An Instagram planner app should be chosen around workflow fit, not visual polish alone.

  • Use a real campaign to test the tool, not sample posts.
  • Separate feed preview needs from scheduling needs.
  • Confirm support for Instagram photos, videos, reels, and carousels.
  • Check whether the tool supports Instagram Business accounts if your team uses them.
  • Count profiles, scheduled posts, uploads, and file-size limits before comparing plans.
  • Decide whether your team needs Instagram-only planning or multi-platform publishing.
  • Verify API access before assuming the tool can support custom automation.
  • Treat AI captions and hashtags as drafting support that still needs review.

FAQ

What is the difference between an Instagram feed planner and an Instagram scheduler?

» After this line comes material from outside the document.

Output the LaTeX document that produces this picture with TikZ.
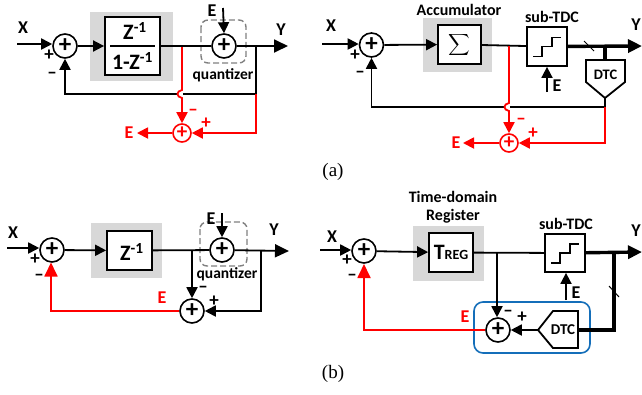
\documentclass[tikz,border=0pt]{standalone}
\usepackage{graphicx}
\usepackage{fontspec}
\setmainfont{Carlito}
\newfontfamily\serifcap{Liberation Serif}
\usetikzlibrary{arrows.meta,calc}
\definecolor{gfill}{RGB}{216,216,216}
\definecolor{rd}{RGB}{255,0,0}
\definecolor{bl}{RGB}{20,110,185}
\tikzset{
 wire/.style={line width=1.8pt,black},
 rwire/.style={line width=1.8pt,rd},
 thick wire/.style={line width=3.4pt,black},
 arr/.style={-{Triangle[length=11pt,width=11pt]}},
 barr/.style={-{Triangle[length=14pt,width=13pt]}},
 sumn/.style={circle,draw,line width=1.6pt,minimum size=24pt,inner sep=0,fill=white,font=\bfseries\fontsize{25}{25}\selectfont},
 rsum/.style={sumn,draw=rd,text=rd,minimum size=18pt,font=\bfseries\fontsize{21}{21}\selectfont},
 block/.style={rectangle,draw,line width=1.8pt,fill=white,inner sep=0},
 gbox/.style={fill=gfill,draw=none},
 lbl/.style={font=\bfseries\fontsize{15.5}{16}\selectfont,inner sep=0},
 ltr/.style={font=\bfseries\fontsize{18}{18}\selectfont,inner sep=0},
 rlbl/.style={ltr,text=rd},
 zt/.style={font=\bfseries\fontsize{22}{22}\selectfont,inner sep=0},
 sgn/.style={font=\bfseries\fontsize{19}{19}\selectfont,inner sep=0},
 rsgn/.style={sgn,text=rd},
 dash box/.style={draw=black!50,dash pattern=on 6pt off 3pt,line width=1.4pt,rounded corners=7pt},
 captext/.style={font=\serifcap\fontsize{19}{20}\selectfont,inner sep=0},
 headtext/.style={font=\bfseries\fontsize{16}{17}\selectfont,inner sep=0},
}
\newcommand{\stairs}[1]{%
 \draw[line width=1.8pt] ($(#1)+(-14,10)$) -- ++(9,0) -- ++(0,-10) -- ++(10,0) -- ++(0,-9) -- ++(9,0);}
\begin{document}
\begin{tikzpicture}[x=1pt,y=-1pt]
\useasboundingbox (0,0) rectangle (642,394);
% ---------- (a) left
\fill[gbox] (90,12) rectangle (173,81);
\node[sumn] (a1) at (65,46) {+};
\node[block,minimum width=55pt,minimum height=58pt] (a2) at (132.5,46) {};
\draw[line width=1.5pt] (110,46) -- (155,46);
\node[zt] (a2t) at (135,31) {Z\textsuperscript{-1}};
\node[zt] (a2b) at (132.5,61) {1-Z\textsuperscript{-1}};
\node[sumn] (a3) at (224,46) {+};
\draw[dash box] (201,20) rectangle (246,63);
\node[rsum] (a4) at (182,133) {+};
\coordinate (a0) at (17,44);
\coordinate (aE) at (223,8);
\coordinate (aY) at (288,46);
\coordinate (aj1) at (182,47);
\coordinate (aj2) at (256,46);
\coordinate (aj3) at (256,94);
\coordinate (aEo) at (137,133);
\draw[wire,arr] (a0) -- (a1.west|-a0);
\draw[wire,arr] (a1) -- (a2);
\draw[wire] (a2) -- (a3);
\draw[wire,arr] (aE) -- (a3.north);
\draw[wire,barr] (a3) -- (aY);
\draw[wire] (aj2) -- (aj3) -- (183,94);
\draw[wire,arr] (177,94) -- (65,94) -- (a1.south);
\draw[rwire,arr] (aj1) -- (182,90) .. controls (176,91) and (176,97) .. (182,98) -- (a4.north);
\draw[rwire,arr] (aj3) |- (a4.east);
\draw[rwire,arr] (a4) -- (aEo);
\node[ltr] at (23,28) {X};
\node[ltr] at (281,30) {Y};
\node[ltr] at (212,11) {E};
\node[lbl] at (223,75) {quantizer};
\node[rlbl] at (129,133) {E};
\node[sgn] at (49,55) {+};
\node[sgn] at (52,75) {–};
\node[rsgn] at (193,112) {–};
\node[rsgn] at (206,123) {+};
% ---------- (a) right
\fill[gbox] (423,18) rectangle (492,72);
\node[sumn] (b1) at (371.5,45) {+};
\node[block,minimum width=43pt,minimum height=39pt] (b2) at (459.5,44.5) {\scalebox{1.5}{$\displaystyle\sum$}};
\node[block,minimum width=40pt,minimum height=39pt] (b3) at (547,46.5) {};
\stairs{b3}
\draw[block] (586,60) -- (625,60) -- (625,82) -- (605,98) -- (586,82) -- cycle;
\node[font=\bfseries\fontsize{14.5}{15}\selectfont,inner sep=0] (b4) at (605.5,75) {DTC};
\coordinate (b4in) at (605,60);
\coordinate (b4out) at (605,98);
\node[rsum] (b5) at (509,143) {+};
\coordinate (b0) at (322,44);
\coordinate (bY) at (642,46);
\coordinate (bj1) at (509,46);
\coordinate (bj2) at (605,46);
\coordinate (bj3) at (605,107);
\coordinate (bEo) at (463,143);
\coordinate (bEi) at (547,92);
\draw[wire,arr] (b0) -- (b1.west|-b0);
\draw[wire,arr] (b1) -- (b2);
\draw[wire] (b2) -- (b3);
\draw[thick wire,barr] (b3) -- (bY);
\draw[thick wire] (bj2) -- (b4in);
\draw[wire] (b4out) -- (bj3) -- (510,107);
\draw[wire,arr] (504,107) -- (371.5,107) -- (b1.south);
\draw[rwire,arr] (bj1) -- (509,103) .. controls (503,104) and (503,110) .. (509,111) -- (b5.north);
\draw[rwire,arr] (bj3) |- (b5.east);
\draw[rwire,arr] (b5) -- (bEo);
\draw[wire,arr] (bEi) -- (b3.south);
\draw[line width=1pt] (584,41) -- (594,51);
\node[ltr] at (331,26) {X};
\node[ltr] at (636,25) {Y};
\node[headtext] at (459,10) {Accumulator};
\node[headtext] at (552,17) {sub-TDC};
\node[ltr] at (557,86) {E};
\node[rlbl] at (456,143) {E};
\node[sgn] at (355,55) {+};
\node[sgn] at (360,74) {–};
\node[rsgn] at (521,121) {–};
\node[rsgn] at (533,133) {+};
\node[captext] at (333,172) {(a)};
% ---------- (b) left
\fill[gbox] (91,223) rectangle (162,278);
\node[sumn] (c1) at (52,250) {+};
\node[block,minimum width=45pt,minimum height=39pt] (c2) at (129.5,250.5) {};
\node[zt] (c2t) at (132,252) {Z\textsuperscript{-1}};
\node[sumn] (c3) at (222,250) {+};
\draw[dash box] (200,222) rectangle (247,266);
\node[sumn] (c4) at (192,311) {+};
\coordinate (c0) at (7,248);
\coordinate (cE) at (222,213);
\coordinate (cY) at (289,251);
\coordinate (cj1) at (192,251);
\coordinate (cj2) at (261,251);
\draw[wire,arr] (c0) -- (c1.west|-c0);
\draw[wire,arr] (c1) -- (c2);
\draw[wire] (c2) -- (c3);
\draw[wire,arr] (cE) -- (c3.north);
\draw[wire,barr] (c3) -- (cY);
\draw[wire,arr] (cj1) -- (c4.north);
\draw[wire,arr] (cj2) |- (c4.east);
\draw[rwire,barr] (c4) -- (51,311) -- (51,262.5);
\node[ltr] at (13,233) {X};
\node[ltr] at (274,230) {Y};
\node[ltr] at (211,219) {E};
\node[lbl] at (227,274) {quantizer};
\node[rlbl] at (162,298) {E};
\node[sgn] at (35,259) {+};
\node[sgn] at (39,277) {–};
\node[sgn] at (203,289) {–};
\node[sgn] at (214,301) {+};
% ---------- (b) right
\fill[gbox] (413,226) rectangle (484,281);
\node[sumn] (d1) at (364,251) {+};
\node[block,minimum width=44pt,minimum height=39pt] (d2) at (451,252.5) {\bfseries\fontsize{22}{22}\selectfont T\fontsize{14}{14}\selectfont REG};
\node[block,minimum width=40pt,minimum height=38pt] (d3) at (565,253) {};
\stairs{d3}
\draw[rounded corners=9pt,draw=bl,line width=1.6pt] (474,302) rectangle (590,353);
\draw[block] (538,330) -- (553,311) -- (578,311) -- (578,348) -- (553,348) -- cycle;
\node[font=\bfseries\fontsize{15}{15}\selectfont,inner sep=0] (d4) at (563,330) {DTC};
\coordinate (d4in) at (578,330);
\coordinate (d4out) at (538,330);
\node[sumn] (d5) at (498,330) {+};
\coordinate (d0) at (320,250);
\coordinate (dY) at (642,252);
\coordinate (dj1) at (497,252);
\coordinate (dj2) at (614,252);
\coordinate (dj3) at (614,330);
\coordinate (dEi) at (566,300);
\draw[wire,arr] (d0) -- (d1.west|-d0);
\draw[wire,arr] (d1) -- (d2);
\draw[wire] (d2) -- (d3);
\draw[thick wire,barr] (d3) -- (dY);
\draw[thick wire] (dj2) -- (dj3) -- (d4in);
\draw[wire,arr] (dj1) -- (d5.north-|dj1);
\draw[wire,arr] (d4out) -- (d5.east);
\draw[rwire,barr] (d5) -- (364,330) -- (364,264);
\draw[wire,arr] (dEi) -- (d3.south-|dEi);
\draw[line width=1pt] (609,286) -- (619,297);
\node[ltr] at (332,237) {X};
\node[ltr] at (636,231) {Y};
\node[headtext] at (453,197) {Time-domain};
\node[headtext] at (453,216) {Register};
\node[headtext] at (566,224) {sub-TDC};
\node[ltr] at (576,293) {E};
\node[rlbl] at (465,317) {E};
\node[sgn] at (347,260) {+};
\node[sgn] at (352,277) {–};
\node[sgn] at (508,313) {–};
\node[sgn] at (522,317) {+};
\node[captext] at (333,374) {(b)};
\end{tikzpicture}
\end{document}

An Instagram feed planner helps you preview the visual order of posts in the feed or grid. An Instagram scheduler helps you plan when posts should go live and may support scheduled posting or auto-publishing, depending on the tool. Some products combine both, but you should verify the exact workflow.

Do I need an Instagram grid planner if I already have a content calendar?

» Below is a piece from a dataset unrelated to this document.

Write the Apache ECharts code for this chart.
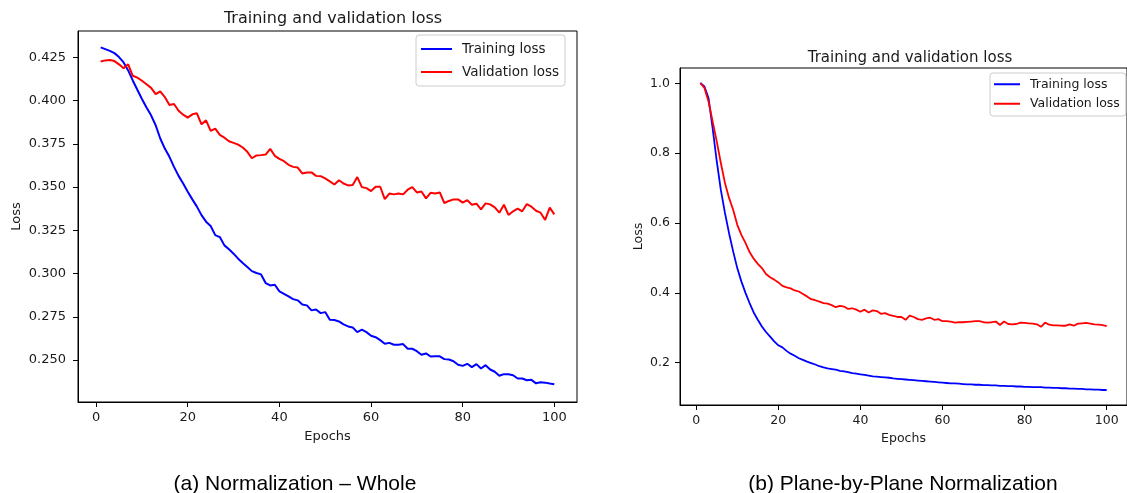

You may still need one if feed appearance affects approvals, brand consistency, or campaign sequencing. A calendar shows timing; a grid preview shows how posts look together. If your team does not care about visual sequence, the calendar may be enough.

What should agencies check before choosing an Instagram planning tool?

Agencies should check profile limits, scheduled post limits, upload limits, file-size limits, approval workflows, and whether multiple platforms are supported. They should also verify whether API access is available if client reporting or internal systems depend on automation.

Is AI important in an Instagram planner app?

AI can be useful for drafting captions or hashtags when the tool supports those features. It should not be treated as a replacement for brand, product, legal, or campaign review. The key buying question is where AI fits into the workflow and who approves the final post.

Should I choose an Instagram-only tool or a multi-platform scheduler?

Choose an Instagram-only tool if your main problem is feed layout and visual approval. Choose a multi-platform scheduler if your team publishes related content across Instagram, TikTok, Facebook, LinkedIn, YouTube, X/Twitter, Threads, or Pinterest and wants fewer duplicate scheduling steps.

Final Takeaway

Choose a preview app only after you know whether your real problem is grid layout, scheduling discipline, approval flow, or multi-platform publishing.